Category Archive
Contracts rob on 22 Mar 2008
Rights of first refusal
Common usage of the expression “right of first refusal” in the marketplace attests to the frequency of commercial arrangements where an owner gives a preference to someone to buy an asset from them in they event it is to be sold. For example, the right might be part of a tenancy agreement or even bequeathed by last will. Much turns on the precise intention of the parties involved and the legal drafting they settle on.
At one end of the scale, the property owner conferring the right might merely be humoring the expectant buyer, intending to meet their obligation by offering it first to them at an unrealistic price and once rejected, selling to another at market price, or even below market to an associate. In that case a disappointed buyer might have some remedy on the basis of misrepresentation or misleading behaviour, but their claim is doubtful if their agreement made it clear and plain that this might happen without any recourse.
On the flipside is an obligation on the owner for any sale to be to the expectant buyer unless someone is willing to pay more. This is colloquially abbreviated by some as a right of first and last refusal. In between these 2 poles are many variations. For example, after the first refusal, the property may be freely sold unless it is on terms materially more favourable than those first offered. Another is that the first offer must be, objectively, at the market price and independent valuers can be enlisted to ensure it. In other words, the legal drafting of these clauses is critical as the right is not a settled legal concept.

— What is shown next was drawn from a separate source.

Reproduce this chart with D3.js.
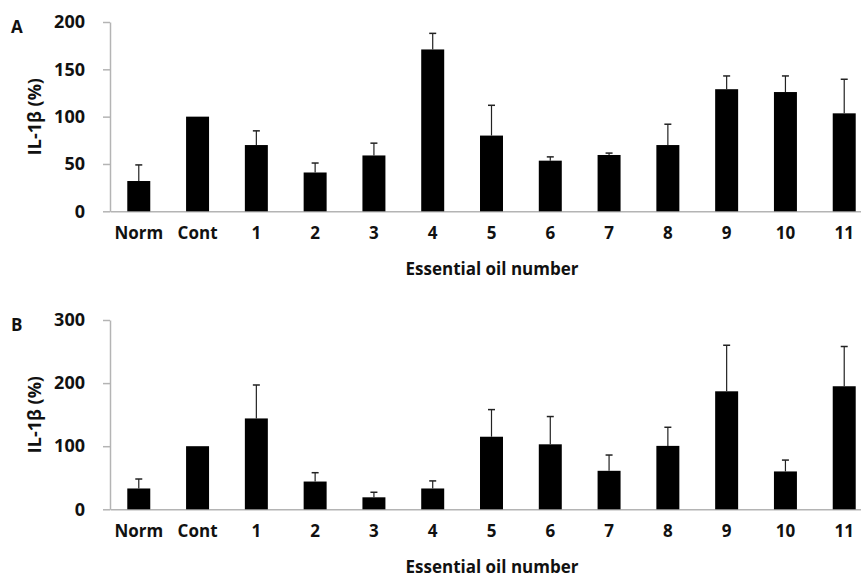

Unlike an option, a right of first refusal appears to confined to a personal, contractual interest not capable of amounting to an interest in land which would justify a caveat or a Court order of specific performance. In Octra Nominees Pty Ltd v Chipper [2007] a decision in the Federal Court of Australia, Honourable Justices Tamberlin, Gyles and Gilmour warn against interpreting a right of first refusal as a kind of proprietary interest enforceable against third parties. In that case, a tenant declined to accept an offer to them to purchase the freehold which was then sold to a third party for the same price. The time stipulations in that contract of sale were subsequently varied to the buyer’s benefit. The tenant then ambitiously embarked on proceedings, with some early success, effectively seeking to be substituted as the buyer under the terms of the amended contract. Tamberlin, Gyles and Gilmour held that the tenant only had a “right of first refusal, not of first and last refusal. Thus, in the absence of any suggestion of bad faith, prior arrangement, fraud, mistake or misrepresentation, the contract may be later varied between the grantor and the third party purchaser, and this will not revive the right so that a new offer must be made on the varied terms to the grantee. The right is exhausted when an offer to sell is rejected and the offer or a less advantageous offer is accepted by a third party.”
The judgment talks about the limits of rights of first refusal, in particular that they should be exhausted once a contract of sale has been properly entered into and not enlivened by a subsequent change in that contract. There is an implication in the judgment that a clause that appears to enliven the right upon contract variations would cause too much commercial uncertainty to be enforceable.